Lovers rate the applicability of a variety of descriptive statements. To be passionately in love is to be preoccupied with thoughts of your partner much of the time. Also, you likely idealize your partner. So those of you who are passionately in love would, for example, give "I yearn to know all about - " a score somewhere between "moderately true" and "definitely true" on the PLS.

The quiz also asks subjects if they find themselves trying to determine the other's feelings, trying to please their lover, or making up excuses to be close to him or her - all hallmarks of passionate, erotic love. It canvasses for both positive and negative feelings. "Passionate lovers," explains Hatfield, "experience a roller coaster of feelings: euphoria, happiness, calm, tranquility, vulnerability, anxiety, panic, despair."

Passionate love, she maintains, is kindled by "a sprinkle of hope and a large dollop of loneliness, mourning, jealousy, and terror." It is, in other words, fueled by a juxtaposition of pain and pleasure. According to psychologist Dorothy Tennov, who interviewed some 500 lovers, most of them expect their romantic experiences to be bittersweet. For a full 10 percent of them, previous romantic relationships proved so painful that they hope never to love again.

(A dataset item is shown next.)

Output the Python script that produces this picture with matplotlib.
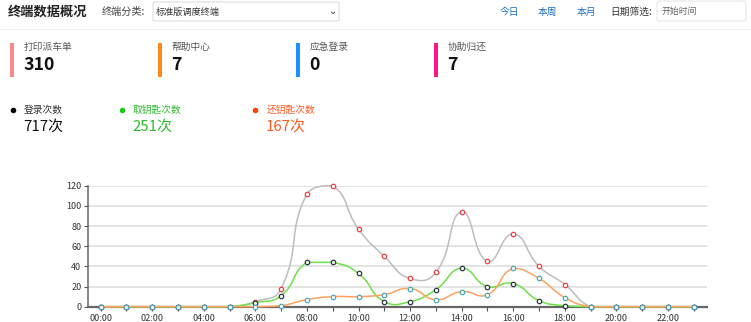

Contrary to myths that hold women responsible for romance, Hatfield finds that both males and females love with equal passion. But men fall in love faster. They are, thus, more romantic. Women are more apt to mix pragmatic concerns with their passion.

And people of all ages, even four-year-old children, are capable of "falling passionately in love' " So are people of any ethnic group and socioeconomic stratum capable of passionate love.

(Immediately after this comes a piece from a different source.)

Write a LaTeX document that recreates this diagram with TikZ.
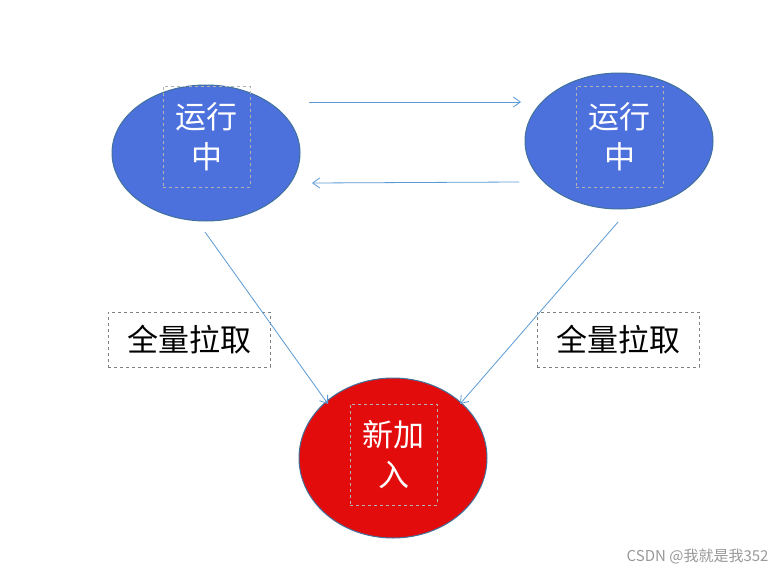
\documentclass[tikz,border=0pt]{standalone}
\usepackage{fontspec}
\newfontfamily\cjk{Noto Sans CJK SC}
\usetikzlibrary{arrows.meta}
\definecolor{bfill}{RGB}{76,112,220}
\definecolor{bdraw}{RGB}{65,113,156}
\definecolor{rfill}{RGB}{226,12,12}
\definecolor{arr}{RGB}{91,155,213}
\begin{document}
\begin{tikzpicture}[x=1pt,y=-1pt,
  st/.style={ellipse,draw=bdraw,line width=1pt},
  inner/.style={draw=gray!60,dashed,minimum width=87pt,minimum height=101pt,text=white,font=\cjk\fontsize{31}{40}\selectfont,align=center,inner sep=0pt},
  lab/.style={draw=gray,dashed,minimum width=162pt,minimum height=55pt,font=\cjk\fontsize{31}{40}\selectfont,inner sep=0pt},
  ar/.style={draw=arr,-{Straight Barb[length=7pt,width=10pt]},line width=0.8pt}]
\useasboundingbox (0,0) rectangle (784,578);
\fill[white] (0,0) rectangle (784,578);
\fill[bfill] (206,153) ellipse [x radius=94,y radius=68];
\draw[bdraw,line width=1pt] (206,153) ellipse [x radius=94,y radius=68];
\fill[bfill] (619,141) ellipse [x radius=94,y radius=68];
\draw[bdraw,line width=1pt] (619,141) ellipse [x radius=94,y radius=68];
\fill[rfill] (393,458) ellipse [x radius=94,y radius=80];
\draw[bdraw,line width=1pt] (393,458) ellipse [x radius=94,y radius=80];
\node[inner] (a) at (206.5,136.5) {运行\\中};
\node[inner] (b) at (619.5,136.5) {运行\\中};
\node[inner] (c) at (393.5,454.5) {新加\\入};
\node[lab] (l1) at (189,339.5) {全量拉取};
\node[lab] (l2) at (618,339.5) {全量拉取};
\coordinate (p1) at (309,102); \coordinate (p2) at (521,102);
\coordinate (p3) at (519,182); \coordinate (p4) at (312,183);
\coordinate (p5) at (205,232); \coordinate (p6) at (328,404);
\coordinate (p7) at (618,222); \coordinate (p8) at (460,404);
\draw[ar] (p1) -- (p2);
\draw[ar] (p3) -- (p4);
\draw[ar] (p5) -- (p6);
\draw[ar] (p7) -- (p8);
\node[font=\cjk\fontsize{15}{18}\selectfont,text=gray!80,anchor=east] (w) at (772,556) {CSDN @我就是我352};
\end{tikzpicture}
\end{document}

Hatfield's most recent study, of love in three very different cultures, shows that romantic love is not simply a product of the Western mind. It exists among diverse cultures worldwide.

Taken together, Hatfield's findings support the idea that passionate love is an evolutionary adaptation. In this scheme, passionate love works as a bonding mechanism, a necessary kind of interpersonal glue that has existed since the start of the human race. It assures that procreation will take place, that the human species will be perpetuated.

UP FROM THE SWAMP

Recent anthropological work also supports this notion. In 1991, William Jankowiak, Ph.D., of the University of Nevada in Las Vegas, and Edward Fischer, Ph.D., of Tulane University published the first study systematically comparing romantic love across 166 cultures.

They looked at folklore, indigenous advice about love, tales about lovers, love potion recipes - anything related. They found "clear evidence" that romantic love is known in 147, or 89 percent, of cultures. Further, Jankowiak suspects that the lack of proof in the remaining 19 cultures is due more due to field workers' oversights than to the absence of romance.

Unless prompted, few anthropologists recognize romantic love in the populations that they study, explains Jankowiak. Mostly because romance takes different shapes in different cultures, they do not know what to look for. They tend to recognize romance only in the form it takes in American culture - a progressive phenomenon leading from flirtation to marriage. Elsewhere, it may be a more fleeting fancy. Still, reports Jankowiak, "when I ask them specific questions about behavior, like 'Did couples run away from camp together?', almost all of them have a positive response."

For all that, there is a sizable claque of scholars who insist that romantic love is a cultural invention of the last 200 years or so. They point out that few cultures outside the West embrace romantic love with the vigor that we do. Fewer still build marriage, traditionally a social and economic institution, on the individualistic pillar of romance.

Romantic love, this thinking holds, consists of a learned set of behaviors; the phenomenon is culturally transmitted from one generation to the next by example, stories, imitiation, and direct instruction. Therefore, it did not rise from the swamps with us, but rather evolved with culture.